Leichter Kreuzer
"Nürnberg" auf See
While much of the Admiralty’s attention had been taken up
with the chase of the Graf Spee in the months of November and December, the OKM
had used the opportunity to engage in offensive minelaying operations using
some of its Uboats, destroyers and even seaplanes in a wide swathe of the North
Sea. These mining activities claimed twenty-two merchant victims at a cost of
37,075 tons in December alone. Sometimes the ships engaged upon these mining
operations also chanced upon other Allied ships and could resort to the use of
conventional methods to try and dispose of them too.43 Most of the U-boats in
British coastal waters were not engaged in mining activities but in mounting
regular patrols designed to ensnare as many enemy ships of all types as
possible. Twenty ships at a cost of 34,948 tons were to succumb to these
missions in December 1939.
It is not an exaggeration to state that during the early
months of the war British results in these fields paled in comparison to the
German effort, being neither as dramatic nor as numerous as their enemy
counterparts. It took until 20 November before the British submarine crews were
able to register their first success of the war when Sturgeon sank the patrol
vessel V209 in the Heligoland Bight. Occasional sorties in this region did
eventually yield more fruit, but Salmon’s fine feat of sinking U36 on 4
December and her torpedoing of both the light cruisers Leipzig and Nürnberg on
13 December was distinctly unusual and earned lavish praise, the DSO and
promotion to commander for her captain Edward Bickford.
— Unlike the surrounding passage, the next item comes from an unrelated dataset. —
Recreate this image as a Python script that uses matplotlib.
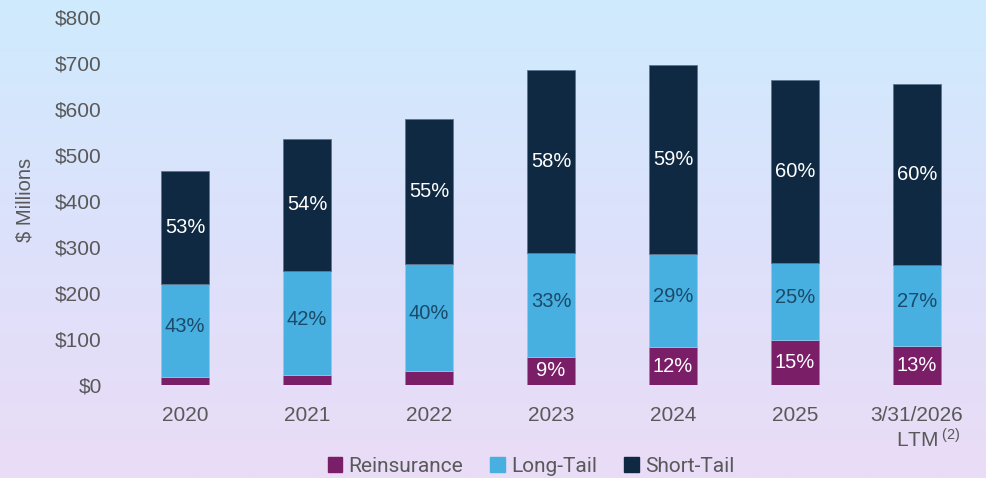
import matplotlib

matplotlib.use("Agg")

import matplotlib.pyplot as plt
import numpy as np
from matplotlib.colors import LinearSegmentedColormap
from matplotlib.patches import Patch

# values ($ millions)
periods = ["2020", "2021", "2022", "2023", "2024", "2025", "3/31/2026\nLTM"]
reinsurance = [18, 22, 30, 61, 82, 98, 85]
long_tail = [202, 226, 233, 226, 203, 167, 176]
short_tail = [245, 287, 315, 398, 411, 398, 393]

reins_pct = ["", "", "", "9%", "12%", "15%", "13%"]
long_pct = ["43%", "42%", "40%", "33%", "29%", "25%", "27%"]
short_pct = ["53%", "54%", "55%", "58%", "59%", "60%", "60%"]

y_ticks = [0, 100, 200, 300, 400, 500, 600, 700, 800]

C_REINS = "#7a1e68"
C_LONG = "#47b0e0"
C_SHORT = "#0f2942"
GREY = "#595959"

plt.rcParams["font.family"] = ["Liberation Sans", "DejaVu Sans"]
plt.rcParams["mathtext.default"] = "regular"

fig = plt.figure(figsize=(9.87, 4.78), dpi=100)

# soft blue -> lavender backdrop across the whole slide
bg = fig.add_axes([0, 0, 1, 1], zorder=-10)
grad = LinearSegmentedColormap.from_list("bg", ["#cfebfd", "#dde1fb", "#eadcf6"])
bg.imshow(np.linspace(0, 1, 256).reshape(-1, 1), cmap=grad, aspect="auto",
          extent=(0, 1, 0, 1))
bg.axis("off")

ax = fig.add_axes([124 / 987, 93 / 478, 854 / 987, 368 / 478])
ax.patch.set_alpha(0)

x = np.arange(len(periods))
w = 0.39
r = np.array(reinsurance)
lt = np.array(long_tail)
st = np.array(short_tail)

ax.bar(x, r, w, color=C_REINS, edgecolor="#a97aa5", linewidth=0.6, label="Reinsurance")
ax.bar(x, lt, w, bottom=r, color=C_LONG, edgecolor="#8fc9ea", linewidth=0.6, label="Long-Tail")
ax.bar(x, st, w, bottom=r + lt, color=C_SHORT, edgecolor="#5d7590", linewidth=0.6, label="Short-Tail")

for i in x:
    if reins_pct[i]:
        ax.text(i, r[i] / 2, reins_pct[i], ha="center", va="center",
                color="white", fontsize=14.5)
    ax.text(i, r[i] + lt[i] / 2 + 8, long_pct[i], ha="center", va="center",
            color="#1b4a6b", fontsize=14.5)
    ax.text(i, r[i] + lt[i] + st[i] / 2, short_pct[i], ha="center", va="center",
            color="white", fontsize=14.5)

# last label gets a "(2)" footnote as superscript; blank space of about the
# same width on the left keeps "LTM" itself centred under the date
tick_labels = list(periods)
first, second = tick_labels[-1].split("\n")
tick_labels[-1] = f"{first}\n$\\hspace{{1.15}}${second}$\\,^{{(2)}}$"

ax.set_xlim(-0.5, len(periods) - 0.5)
ax.set_ylim(0, 800)
ax.set_yticks(y_ticks)
ax.set_yticklabels([f"${v}" for v in y_ticks])
ax.set_xticks(x)
ax.set_xticklabels(tick_labels)
ax.tick_params(axis="y", length=0, pad=16, labelsize=15, labelcolor=GREY)
ax.tick_params(axis="x", length=0, pad=15, labelsize=15, labelcolor=GREY)
for s in ax.spines.values():
    s.set_visible(False)

fig.text(25 / 987, 1 - 200 / 478, "$ Millions", rotation=90, ha="center",
         va="center", fontsize=14.5, color=GREY)

handles = [Patch(color=C_REINS), Patch(color=C_LONG), Patch(color=C_SHORT)]
fig.legend(handles, ["Reinsurance", "Long-Tail", "Short-Tail"], loc="center",
           bbox_to_anchor=(531 / 987, 1 - 466 / 478), ncol=3, frameon=False,
           handlelength=0.7, handleheight=0.7, handletextpad=0.3,
           columnspacing=1.3, prop={"family": "Roboto", "size": 15},
           labelcolor=GREY)

fig.savefig("out.png", dpi=100)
Nonetheless, the one area that brought quiet satisfaction to
the Allies was the astounding success of their on-going convoy operations. Only
three vessels had been lost out of 431 ships that had sailed in twenty-two
convoys from Halifax, Nova Scotia to ports in the UK from September to December
1939 (a loss rate of 0.70%). Three more had been lost in the fourteen convoys
that had brought 473 ships from Gibraltar to the UK (0.63%), and two out of 302
ships had been sunk from twenty-one convoys that had made the passage from
Sierra Leone to the UK (0.66%). Of the 131 outward bound convoys from the UK,
only eight had been lost out of 2,516 ships sailing on those routes (0.32%).
This phenomenal rate of success proved beyond all reasonable doubt how
effective convoy was and made Dönitz even more determined to disrupt the
process if the attack on trade was to succeed.
As the year reached its end, however, a noticeable new trend
was emerging – the use of aircraft to prosecute the naval war – whether by
conducting reconnaissance flights, aerial mining, bombing operations against
seaplane and fleet bases, or intentional seek and destroy missions directed
against warships underway at sea. Clearly coordination between the two arms of
the military was becoming an increasingly utilised feature of the overall war
scene. As yet, though, whatever these aerial operations may have been touted as
achieving, the simple fact was that after three months of war they had not
proved to be wildly successful affairs and if one was to assess their impact on
the war on a strictly cost–benefit basis they had shown a substantial deficit.